中村被告は殺意を否認していたが、森岡安広裁判長は殺意を認定した上で「子供らは頼るべき母親に命を奪われた。犯行は非常に残酷で、2児の飢えと渇きは想像を絶し、無残だ」と述べ、懲役30年(求刑・無期懲役)を言い渡した1審・大阪地裁の裁判員裁判判決を支持、被告側の控訴を棄却した。
控訴審判決によると、早苗被告は10年6月9日、自宅の居間の扉に粘着テープを貼り、玄関を施錠して、長女の桜子ちゃんと長男の楓(かえで)ちゃんを閉じこめたまま外出し、約50日間、友人らと遊び回って帰宅せず、2児を餓死させた。
早苗被告の育児放棄(ネグレクト)に、「子供が死んでもいい」という未必の殺意を認められるかどうかが争点だった。
判決理由で森岡裁判長は、被告がごみまみれの部屋で衰弱した2人を目の当たりにしながら施錠、外出しており、「生命が危険な状況で、放置すれば死亡すると認識できた」とし、一審同様、未必の殺意があったと認定。
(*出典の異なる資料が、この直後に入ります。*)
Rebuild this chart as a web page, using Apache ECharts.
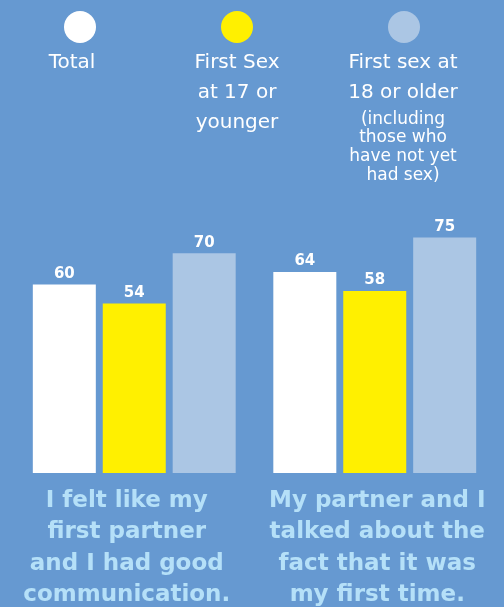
<!DOCTYPE html>
<html>
<head>
<meta charset="utf-8">
<script src="https://cdn.jsdelivr.net/npm/echarts@6/dist/echarts.min.js"></script>
<style>
  html, body { margin: 0; padding: 0; background: #6699d1; }
  #main { width: 504px; height: 607px; }
</style>
</head>
<body>
<div id="main"></div>
<script>
  const categories = [
    "I felt like my\nfirst partner\nand I had good\ncommunication.",
    "My partner and I\ntalked about the\nfact that it was\nmy first time.",
  ];
  const seriesNames = ["Total", "First Sex at 17 or younger", "First sex at 18 or older"];
  const totalValues = [60, 64];
  const youngerValues = [54, 58];
  const olderValues = [70, 75];

  const colors = ["#ffffff", "#fff000", "#abc6e4"];
  const font = "DejaVu Sans";

  const myChart = echarts.init(document.getElementById("main"));

  function makeBar(name, data, color) {
    return {
      name: name,
      type: "bar",
      data: data,
      barWidth: 63,
      barGap: "11%",
      itemStyle: { color: color },
      label: {
        show: true,
        position: "top",
        distance: 3,
        color: "#ffffff",
        fontFamily: font,
        fontWeight: "bold",
        fontSize: 15,
      },
    };
  }

  // legend: one legend per series, circle only, labels as text below
  const legendX = [80, 237, 404];
  const legends = seriesNames.map((name, i) => ({
    data: [name],
    left: legendX[i] - 16,
    top: 11,
    padding: 0,
    icon: "circle",
    itemWidth: 32,
    itemHeight: 32,
    itemGap: 0,
    formatter: () => "",
    selectedMode: false,
  }));

  const legendText = [
    { x: 72, y: 48, text: "Total", size: 20, lh: 30 },
    { x: 237, y: 48, text: "First Sex\nat 17 or\nyounger", size: 20, lh: 30 },
    { x: 403, y: 48, text: "First sex at\n18 or older", size: 20, lh: 30 },
    { x: 403, y: 110, text: "(including\nthose who\nhave not yet\nhad sex)", size: 17, lh: 18.7 },
  ];

  const catStyle = {
    color: "#b5e0f8",
    fontFamily: font,
    fontWeight: "bold",
    fontSize: 23,
    lineHeight: 31.5,
  };

  const option = {
    backgroundColor: "#6699d1",
    animation: false,
    legend: legends,
    graphic: legendText.map((t) => ({
      type: "text",
      x: t.x,
      y: t.y,
      style: {
        text: t.text,
        fill: "#ffffff",
        fontFamily: font,
        fontSize: t.size,
        lineHeight: t.lh,
        align: "center",
        verticalAlign: "top",
      },
    })),
    grid: {
      left: 14, right: 9, top: 159, bottom: 134,
      containLabel: false,
      outerBoundsMode: "none",
    },
    xAxis: {
      type: "category",
      data: categories,
      axisLine: { show: false },
      axisTick: { show: false },
      axisLabel: {
        margin: 12,
        interval: 0,
        verticalAlign: "top",
        ...catStyle,
        // the text blocks sit a little off the bar groups' centres
        formatter: (value, index) => (index === 0 ? "{a|" : "{b|") + value + "}",
        rich: {
          a: { ...catStyle, padding: [0, 15, 0, 0] },
          b: { ...catStyle, padding: [0, 0, 0, 5] },
        },
      },
    },
    yAxis: {
      type: "value",
      min: 0,
      max: 100,
      show: false,
      splitLine: { show: false },
    },
    series: [
      makeBar(seriesNames[0], totalValues, colors[0]),
      makeBar(seriesNames[1], youngerValues, colors[1]),
      makeBar(seriesNames[2], olderValues, colors[2]),
    ],
  };

  myChart.setOption(option);
</script>
</body>
</html>
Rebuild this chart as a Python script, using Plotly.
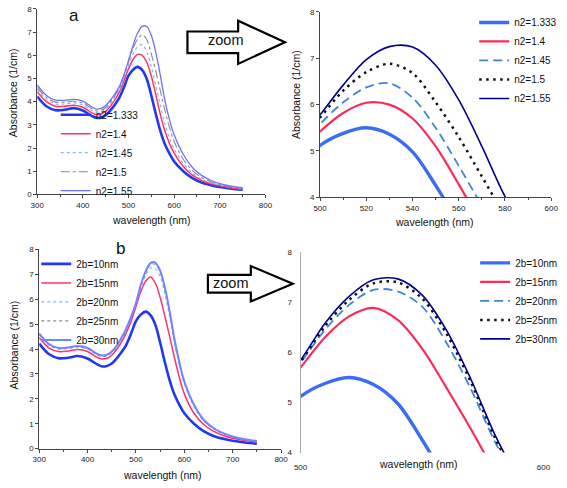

1審判決の量刑は相当と判断した。
早苗被告は、面識があった夫婦(中村さん)と今年3月から面会、手紙のやりとりを重ね、10月に養子縁組し改姓した。養父母によると、「彼女は刑務所に行く覚悟はしている」と話している。
2児はむごい形で、尊い命を失った。早苗被告はまだ25歳。刑に服しても、50代前半には出所して、新たな人生を送ることができる。それを思えば、懲役30年の刑は決して重いとは思えない。